If it's something like a hot flash then it could be the side-effect from the Levo as it can take a few weeks to develop side-effects. Especially since your doses have been so up and down.
I don't think the changes in your dose has helped. Did your GP change your dose in this way? Not everyone reacts the same way to the Levo, regardless of how much their dose has been decreased or increased. Same if anyone takes T3 medication or NDT - in fact any medication for that matter!
Sorry, I meant to explain that even if you do have hypo symptoms it is quite common to get some hyper ones at the same time. Hyper ones can include sweating/feeling hot but that doesn't mean to say you need to have every single hyper symptom to be in a hyper phase if that makes sense. Just that they seem to be more prominent.
With me, I get hot very easily, constipated, tired and start losing weight. So I get hypo and hyper ones at the same time.
By the same token I can get cold very easily, gain a little bit of weight and very hyperactive. Again, a mixture of both hyper and hypo too.
I meant to explain (although not very well!) that although your TSH is 1.99, according to the medical community in the States, a patient's TSH should ideally be 1 or under. We are not in the states I know, but most people feel better with a TSH of 1 or under and their FT4 levels to be at the higher end of the range:
"In their guidelines, the National Academy of Clinical Biochemistry reported that: "In the future, it is likely that the upper limit of the serum TSH euthyroid reference range will be reduced to 2.5 mIU/L because 95% of rigorously screened normal euthyroid volunteers have serum TSH values between 0.4 and 2.5 mIU/L." They also stated that "a serum TSH result between 0.5 and 2.0 mIU/L is generally considered the therapeutic target for a standard L-T4 replacement dose for primary hypothyroidism."
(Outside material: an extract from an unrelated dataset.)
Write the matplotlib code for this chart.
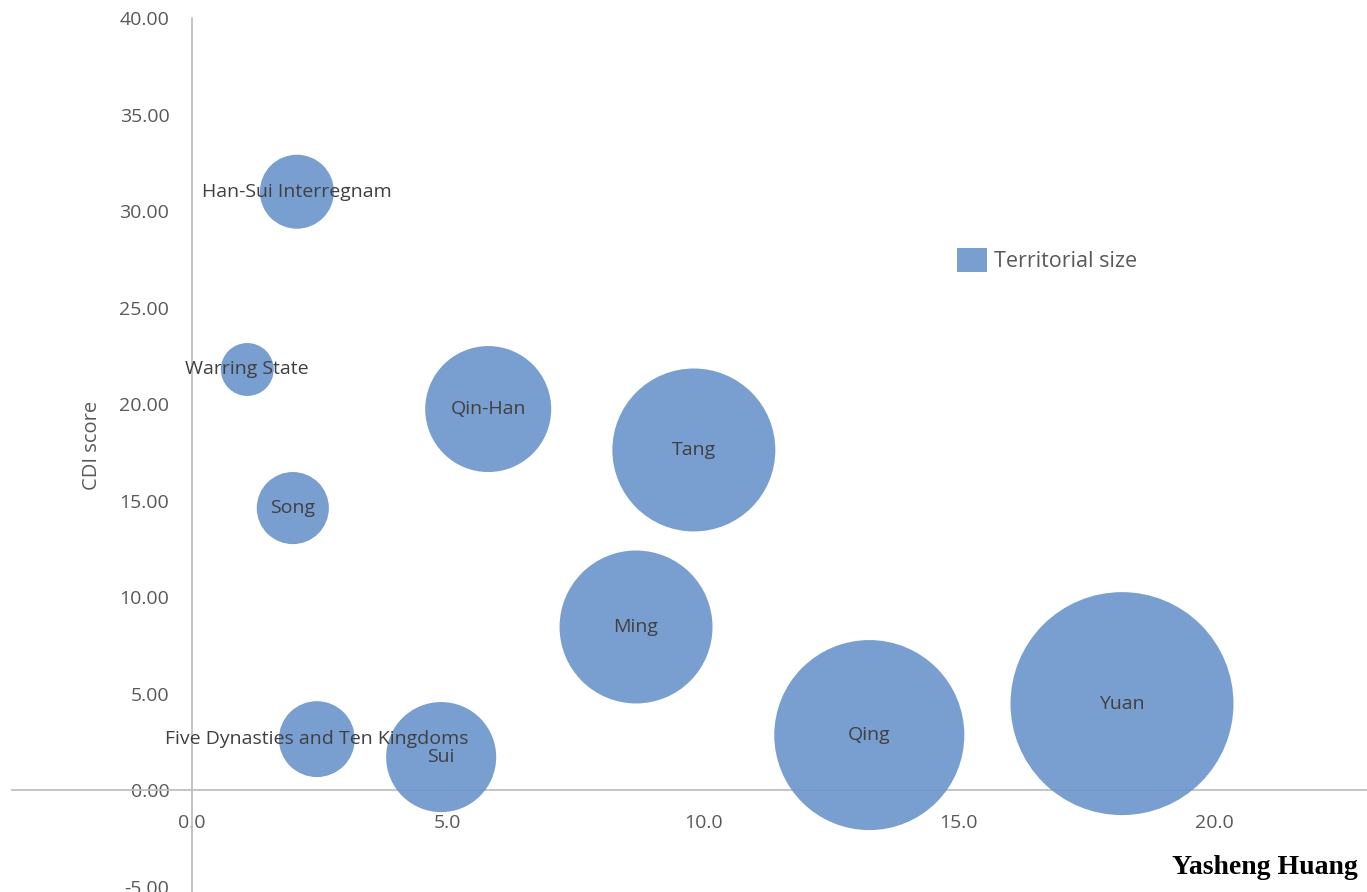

So your TSH is 0.99 points under range. This is not taking NHS guidelines into account as so many people including me feel absolutely terrible with a TSH of even 2.7! I'm not saying ignore what your GP is telling you what the ideal TSH should be as they are only going on what they have been taught and trained to know, but more the case that having a TSH straight down the middle is not exactly a "one size fits all".